Ruppert, our primary landscaping contractor, has donated a very nice Armstrong Maple as the memorial tree for our departed arborist Harper Griswold. The tree, with a suitable plaque, will hopefully be placed near the front of campus before the April Festival.

Of special interest are two assessments being done on campus. One is for a major upgrade of the Lake Charles area. The second is for contract maintenance along the Nature Trail itself. We greatly look forward to these improvements.

The next meeting of the NTC will be at 10:00 a.m. on Wednesday, February 21, 2018 in the Cross Creek Crafts room. Please join us if interested.

Nature Trail Committee Update

Nature Trail Committee Update

Our biggest item of interest is that our Committee has voted to rename and expand Wildflower Day. The event will now be called the Charlestown Nature Festival, and it will still be held in April, this time on Thursday, April 26, 2018, just after Earth Day. The event has been renamed not only because we are seeing fewer wildflowers along the Nature Trail, but also because we want to expand its perspective. Fully two dozen campus and outside organizations will be invited to participate with this Committee in the broadened springtime festival, which will be “Celebrating Charlestown’s Natural Environment”.

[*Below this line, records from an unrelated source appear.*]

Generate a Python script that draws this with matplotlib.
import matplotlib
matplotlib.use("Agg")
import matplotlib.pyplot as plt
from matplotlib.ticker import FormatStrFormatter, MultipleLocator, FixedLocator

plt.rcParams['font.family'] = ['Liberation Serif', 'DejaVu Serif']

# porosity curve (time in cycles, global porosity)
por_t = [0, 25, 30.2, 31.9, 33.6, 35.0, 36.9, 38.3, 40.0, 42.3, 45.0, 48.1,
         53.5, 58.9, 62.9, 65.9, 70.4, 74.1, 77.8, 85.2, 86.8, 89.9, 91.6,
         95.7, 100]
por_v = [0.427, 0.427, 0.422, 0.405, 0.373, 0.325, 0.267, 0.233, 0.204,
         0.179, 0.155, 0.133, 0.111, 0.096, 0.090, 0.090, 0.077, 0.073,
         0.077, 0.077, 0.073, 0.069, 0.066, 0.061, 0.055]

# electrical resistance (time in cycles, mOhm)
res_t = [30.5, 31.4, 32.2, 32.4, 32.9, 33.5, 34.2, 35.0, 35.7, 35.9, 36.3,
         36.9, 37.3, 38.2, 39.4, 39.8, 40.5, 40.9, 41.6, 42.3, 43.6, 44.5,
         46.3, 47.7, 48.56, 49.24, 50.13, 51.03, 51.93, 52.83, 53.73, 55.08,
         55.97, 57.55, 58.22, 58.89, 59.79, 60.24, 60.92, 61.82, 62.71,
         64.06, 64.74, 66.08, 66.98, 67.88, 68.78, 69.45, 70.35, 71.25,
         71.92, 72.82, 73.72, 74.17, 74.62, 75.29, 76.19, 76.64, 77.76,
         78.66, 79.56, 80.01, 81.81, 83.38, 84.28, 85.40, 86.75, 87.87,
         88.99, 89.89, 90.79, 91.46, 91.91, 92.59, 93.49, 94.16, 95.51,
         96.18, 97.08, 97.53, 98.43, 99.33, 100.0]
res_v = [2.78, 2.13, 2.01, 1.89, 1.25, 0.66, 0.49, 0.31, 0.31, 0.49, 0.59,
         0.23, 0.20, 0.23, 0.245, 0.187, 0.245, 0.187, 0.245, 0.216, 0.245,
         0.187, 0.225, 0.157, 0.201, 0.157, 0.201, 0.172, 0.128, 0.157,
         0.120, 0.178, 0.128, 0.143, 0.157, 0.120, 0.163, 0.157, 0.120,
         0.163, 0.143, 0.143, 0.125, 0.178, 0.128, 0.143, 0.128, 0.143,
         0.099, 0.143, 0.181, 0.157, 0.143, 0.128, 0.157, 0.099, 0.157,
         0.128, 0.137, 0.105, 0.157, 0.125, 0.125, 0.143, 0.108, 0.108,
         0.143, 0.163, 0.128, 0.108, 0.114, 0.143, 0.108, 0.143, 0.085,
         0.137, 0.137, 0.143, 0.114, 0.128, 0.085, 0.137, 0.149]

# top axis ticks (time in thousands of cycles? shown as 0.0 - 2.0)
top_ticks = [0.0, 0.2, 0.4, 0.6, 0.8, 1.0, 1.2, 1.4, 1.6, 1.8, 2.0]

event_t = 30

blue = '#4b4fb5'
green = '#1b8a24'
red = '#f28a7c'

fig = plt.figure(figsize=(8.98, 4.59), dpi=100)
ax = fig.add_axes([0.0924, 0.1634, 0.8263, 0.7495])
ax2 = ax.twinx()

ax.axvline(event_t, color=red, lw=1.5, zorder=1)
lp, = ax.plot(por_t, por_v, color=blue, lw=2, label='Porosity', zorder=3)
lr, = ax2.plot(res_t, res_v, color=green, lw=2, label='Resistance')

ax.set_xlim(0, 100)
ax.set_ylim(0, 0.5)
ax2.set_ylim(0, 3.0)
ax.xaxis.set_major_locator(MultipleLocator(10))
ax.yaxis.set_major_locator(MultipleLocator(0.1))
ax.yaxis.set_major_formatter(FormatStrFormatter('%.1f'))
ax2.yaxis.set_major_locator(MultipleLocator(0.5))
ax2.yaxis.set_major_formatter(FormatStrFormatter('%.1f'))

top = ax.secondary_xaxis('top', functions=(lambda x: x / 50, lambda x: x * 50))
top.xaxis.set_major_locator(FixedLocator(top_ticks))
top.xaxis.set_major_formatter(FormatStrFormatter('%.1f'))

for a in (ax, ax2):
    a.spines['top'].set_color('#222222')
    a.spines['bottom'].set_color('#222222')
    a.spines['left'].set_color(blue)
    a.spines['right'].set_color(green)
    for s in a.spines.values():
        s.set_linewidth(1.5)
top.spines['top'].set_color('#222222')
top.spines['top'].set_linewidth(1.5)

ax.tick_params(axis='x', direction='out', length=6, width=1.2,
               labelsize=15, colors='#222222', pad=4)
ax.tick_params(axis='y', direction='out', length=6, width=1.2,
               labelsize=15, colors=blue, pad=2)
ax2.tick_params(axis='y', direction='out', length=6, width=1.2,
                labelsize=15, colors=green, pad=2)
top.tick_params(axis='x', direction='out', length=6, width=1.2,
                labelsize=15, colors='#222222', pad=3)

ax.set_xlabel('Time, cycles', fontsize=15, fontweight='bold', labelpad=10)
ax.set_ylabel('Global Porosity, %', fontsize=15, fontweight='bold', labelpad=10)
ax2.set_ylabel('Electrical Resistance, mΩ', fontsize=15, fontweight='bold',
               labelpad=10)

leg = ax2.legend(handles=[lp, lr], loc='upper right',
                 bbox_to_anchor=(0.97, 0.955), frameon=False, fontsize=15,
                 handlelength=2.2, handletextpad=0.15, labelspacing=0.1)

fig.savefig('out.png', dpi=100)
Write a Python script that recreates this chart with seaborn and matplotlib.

Maintenance improvements have been made on the Nature Trail, and more shade-tolerant native perennials have been planted on the hillside below the St. Charles building, in hopes of stabilizing the erosion in that area. Olaf the Troll, who was stolen from his lair in the hillside spring near the Trail last year just before Wildflower Day, is being replaced. But he will not be positioned until spring, so he won’t have to weather the ravages of winter. The gardens associated with the Nature Trail Committee are now all bedded down for the winter. New wildflower and tree signs are being ordered to replace the old ones which are in disrepair. The new signs will be in place before the spring Nature Festival. A Birder Group, yet to be officially named, is forming with support from the NTC. Anyone interested should contact Rick Jones at 410-314-9014.

Last summer we lost one of our founding members, resident arborist Harper Griswold. He is truly missed, and a memorial tree is planned on campus in order to celebrate his time with us.

The next meeting of our Committee will be at 10:00 a.m. on Wednesday, December 20, 2017 in the Cross Creek Crafts room. Please join us if interested.